Charts and diagrams as code

====================

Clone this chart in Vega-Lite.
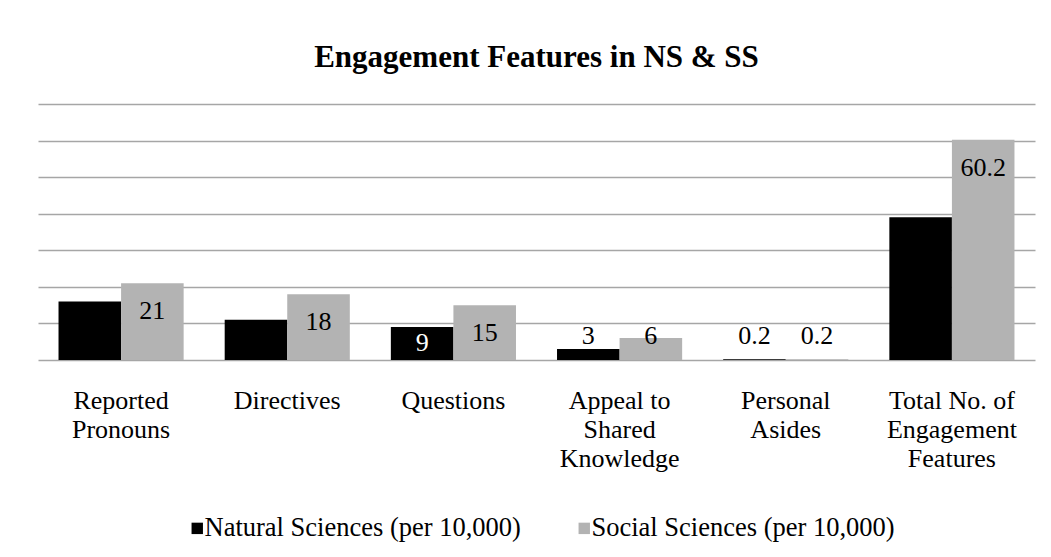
{
  "$schema": "https://vega.github.io/schema/vega-lite/v6.json",
  "width": 997,
  "height": 256,
  "autosize": {"type": "none"},
  "padding": {"left": 38, "top": 104, "right": 16, "bottom": 197},
  "background": "white",
  "config": {"view": {"stroke": null}, "font": "'Liberation Serif', 'Times New Roman', serif"},
  "title": {"text": "Engagement Features in NS & SS", "font": "'Liberation Serif', 'Times New Roman', serif", "fontSize": 31, "fontWeight": "bold", "color": "black", "anchor": "middle", "offset": 30},
  "data": {"values": [
    {"category": "Reported Pronouns", "series": "Natural Sciences (per 10,000)", "value": 16},
    {"category": "Reported Pronouns", "series": "Social Sciences (per 10,000)", "value": 21},
    {"category": "Directives", "series": "Natural Sciences (per 10,000)", "value": 11},
    {"category": "Directives", "series": "Social Sciences (per 10,000)", "value": 18},
    {"category": "Questions", "series": "Natural Sciences (per 10,000)", "value": 9},
    {"category": "Questions", "series": "Social Sciences (per 10,000)", "value": 15},
    {"category": "Appeal to Shared Knowledge", "series": "Natural Sciences (per 10,000)", "value": 3},
    {"category": "Appeal to Shared Knowledge", "series": "Social Sciences (per 10,000)", "value": 6},
    {"category": "Personal Asides", "series": "Natural Sciences (per 10,000)", "value": 0.2},
    {"category": "Personal Asides", "series": "Social Sciences (per 10,000)", "value": 0.2},
    {"category": "Total No. of Engagement Features", "series": "Natural Sciences (per 10,000)", "value": 39},
    {"category": "Total No. of Engagement Features", "series": "Social Sciences (per 10,000)", "value": 60.2}
  ]},
  "encoding": {
    "x": {
      "field": "category", "type": "nominal", "sort": null,
      "scale": {"paddingInner": 0.247, "paddingOuter": 0.1235},
      "axis": {
        "title": null, "domain": false, "ticks": false, "labelAngle": 0,
        "labelFont": "'Liberation Serif', 'Times New Roman', serif", "labelFontSize": 26, "labelColor": "black",
        "labelPadding": 27, "labelBaseline": "top", "labelLineHeight": 29, "labelLimit": 250,
        "labelExpr": "datum.value == 'Reported Pronouns' ? ['Reported','Pronouns'] : datum.value == 'Appeal to Shared Knowledge' ? ['Appeal to','Shared','Knowledge'] : datum.value == 'Personal Asides' ? ['Personal','Asides'] : datum.value == 'Total No. of Engagement Features' ? ['Total No. of','Engagement','Features'] : datum.value"
      }
    },
    "xOffset": {"field": "series", "type": "nominal", "scale": {"paddingInner": 0}},
    "y": {"field": "value", "type": "quantitative",
      "scale": {"domain": [0, 70], "nice": false},
      "axis": {"title": null, "labels": false, "ticks": false, "domain": false, "grid": true, "values": [0, 10, 20, 30, 40, 50, 60, 70], "gridColor": "#A6A6A6", "gridWidth": 1.3}
    }
  },
  "layer": [
    {
      "mark": {"type": "bar"},
      "encoding": {
        "color": {"field": "series", "type": "nominal",
          "scale": {"domain": ["Natural Sciences (per 10,000)", "Social Sciences (per 10,000)"], "range": ["#000000", "#B3B3B3"]},
          "legend": {"title": null, "orient": "none", "legendX": 146, "legendY": 411, "padding": 0, "direction": "horizontal", "symbolType": "square", "symbolSize": 130, "symbolStrokeWidth": 0, "symbolOpacity": 1, "labelFont": "'Liberation Serif', 'Times New Roman', serif", "labelFontSize": 26.5, "labelColor": "black", "labelOffset": -6, "columnPadding": 50, "labelLimit": 500}
        }
      }
    },
    {
      "transform": [{"filter": "datum.series == 'Social Sciences (per 10,000)' && datum.value >= 10"}],
      "mark": {"type": "text", "fontSize": 26, "color": "black", "dy": 28, "baseline": "middle"},
      "encoding": {"text": {"field": "value", "type": "quantitative"}}
    },
    {
      "transform": [{"filter": "datum.series == 'Natural Sciences (per 10,000)' && datum.value >= 5 && datum.value < 10"}],
      "mark": {"type": "text", "fontSize": 26, "color": "white", "dy": 16, "baseline": "middle"},
      "encoding": {"text": {"field": "value", "type": "quantitative"}}
    },
    {
      "transform": [{"filter": "datum.value < 8"}],
      "mark": {"type": "text", "fontSize": 26, "color": "black", "dy": -24, "baseline": "middle"},
      "encoding": {"y": {"datum": 0}, "text": {"field": "value", "type": "quantitative"}}
    }
  ]
}
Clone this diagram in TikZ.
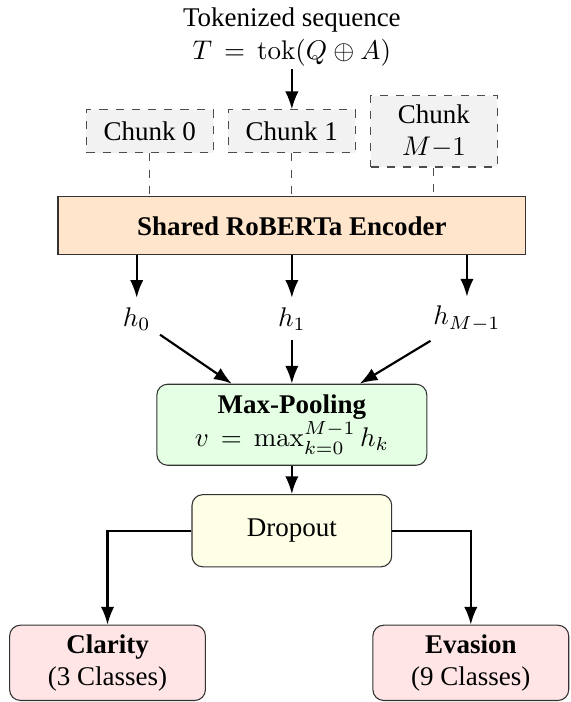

====================

## DIRECTIVE
Make an exact copy of every entry above, minus the images.

## TASK RESULT
Clone this chart in Vega-Lite.
{
  "$schema": "https://vega.github.io/schema/vega-lite/v6.json",
  "width": 997,
  "height": 256,
  "autosize": {"type": "none"},
  "padding": {"left": 38, "top": 104, "right": 16, "bottom": 197},
  "background": "white",
  "config": {"view": {"stroke": null}, "font": "'Liberation Serif', 'Times New Roman', serif"},
  "title": {"text": "Engagement Features in NS & SS", "font": "'Liberation Serif', 'Times New Roman', serif", "fontSize": 31, "fontWeight": "bold", "color": "black", "anchor": "middle", "offset": 30},
  "data": {"values": [
    {"category": "Reported Pronouns", "series": "Natural Sciences (per 10,000)", "value": 16},
    {"category": "Reported Pronouns", "series": "Social Sciences (per 10,000)", "value": 21},
    {"category": "Directives", "series": "Natural Sciences (per 10,000)", "value": 11},
    {"category": "Directives", "series": "Social Sciences (per 10,000)", "value": 18},
    {"category": "Questions", "series": "Natural Sciences (per 10,000)", "value": 9},
    {"category": "Questions", "series": "Social Sciences (per 10,000)", "value": 15},
    {"category": "Appeal to Shared Knowledge", "series": "Natural Sciences (per 10,000)", "value": 3},
    {"category": "Appeal to Shared Knowledge", "series": "Social Sciences (per 10,000)", "value": 6},
    {"category": "Personal Asides", "series": "Natural Sciences (per 10,000)", "value": 0.2},
    {"category": "Personal Asides", "series": "Social Sciences (per 10,000)", "value": 0.2},
    {"category": "Total No. of Engagement Features", "series": "Natural Sciences (per 10,000)", "value": 39},
    {"category": "Total No. of Engagement Features", "series": "Social Sciences (per 10,000)", "value": 60.2}
  ]},
  "encoding": {
    "x": {
      "field": "category", "type": "nominal", "sort": null,
      "scale": {"paddingInner": 0.247, "paddingOuter": 0.1235},
      "axis": {
        "title": null, "domain": false, "ticks": false, "labelAngle": 0,
        "labelFont": "'Liberation Serif', 'Times New Roman', serif", "labelFontSize": 26, "labelColor": "black",
        "labelPadding": 27, "labelBaseline": "top", "labelLineHeight": 29, "labelLimit": 250,
        "labelExpr": "datum.value == 'Reported Pronouns' ? ['Reported','Pronouns'] : datum.value == 'Appeal to Shared Knowledge' ? ['Appeal to','Shared','Knowledge'] : datum.value == 'Personal Asides' ? ['Personal','Asides'] : datum.value == 'Total No. of Engagement Features' ? ['Total No. of','Engagement','Features'] : datum.value"
      }
    },
    "xOffset": {"field": "series", "type": "nominal", "scale": {"paddingInner": 0}},
    "y": {"field": "value", "type": "quantitative",
      "scale": {"domain": [0, 70], "nice": false},
      "axis": {"title": null, "labels": false, "ticks": false, "domain": false, "grid": true, "values": [0, 10, 20, 30, 40, 50, 60, 70], "gridColor": "#A6A6A6", "gridWidth": 1.3}
    }
  },
  "layer": [
    {
      "mark": {"type": "bar"},
      "encoding": {
        "color": {"field": "series", "type": "nominal",
          "scale": {"domain": ["Natural Sciences (per 10,000)", "Social Sciences (per 10,000)"], "range": ["#000000", "#B3B3B3"]},
          "legend": {"title": null, "orient": "none", "legendX": 146, "legendY": 411, "padding": 0, "direction": "horizontal", "symbolType": "square", "symbolSize": 130, "symbolStrokeWidth": 0, "symbolOpacity": 1, "labelFont": "'Liberation Serif', 'Times New Roman', serif", "labelFontSize": 26.5, "labelColor": "black", "labelOffset": -6, "columnPadding": 50, "labelLimit": 500}
        }
      }
    },
    {
      "transform": [{"filter": "datum.series == 'Social Sciences (per 10,000)' && datum.value >= 10"}],
      "mark": {"type": "text", "fontSize": 26, "color": "black", "dy": 28, "baseline": "middle"},
      "encoding": {"text": {"field": "value", "type": "quantitative"}}
    },
    {
      "transform": [{"filter": "datum.series == 'Natural Sciences (per 10,000)' && datum.value >= 5 && datum.value < 10"}],
      "mark": {"type": "text", "fontSize": 26, "color": "white", "dy": 16, "baseline": "middle"},
      "encoding": {"text": {"field": "value", "type": "quantitative"}}
    },
    {
      "transform": [{"filter": "datum.value < 8"}],
      "mark": {"type": "text", "fontSize": 26, "color": "black", "dy": -24, "baseline": "middle"},
      "encoding": {"y": {"datum": 0}, "text": {"field": "value", "type": "quantitative"}}
    }
  ]
}
Clone this diagram in TikZ.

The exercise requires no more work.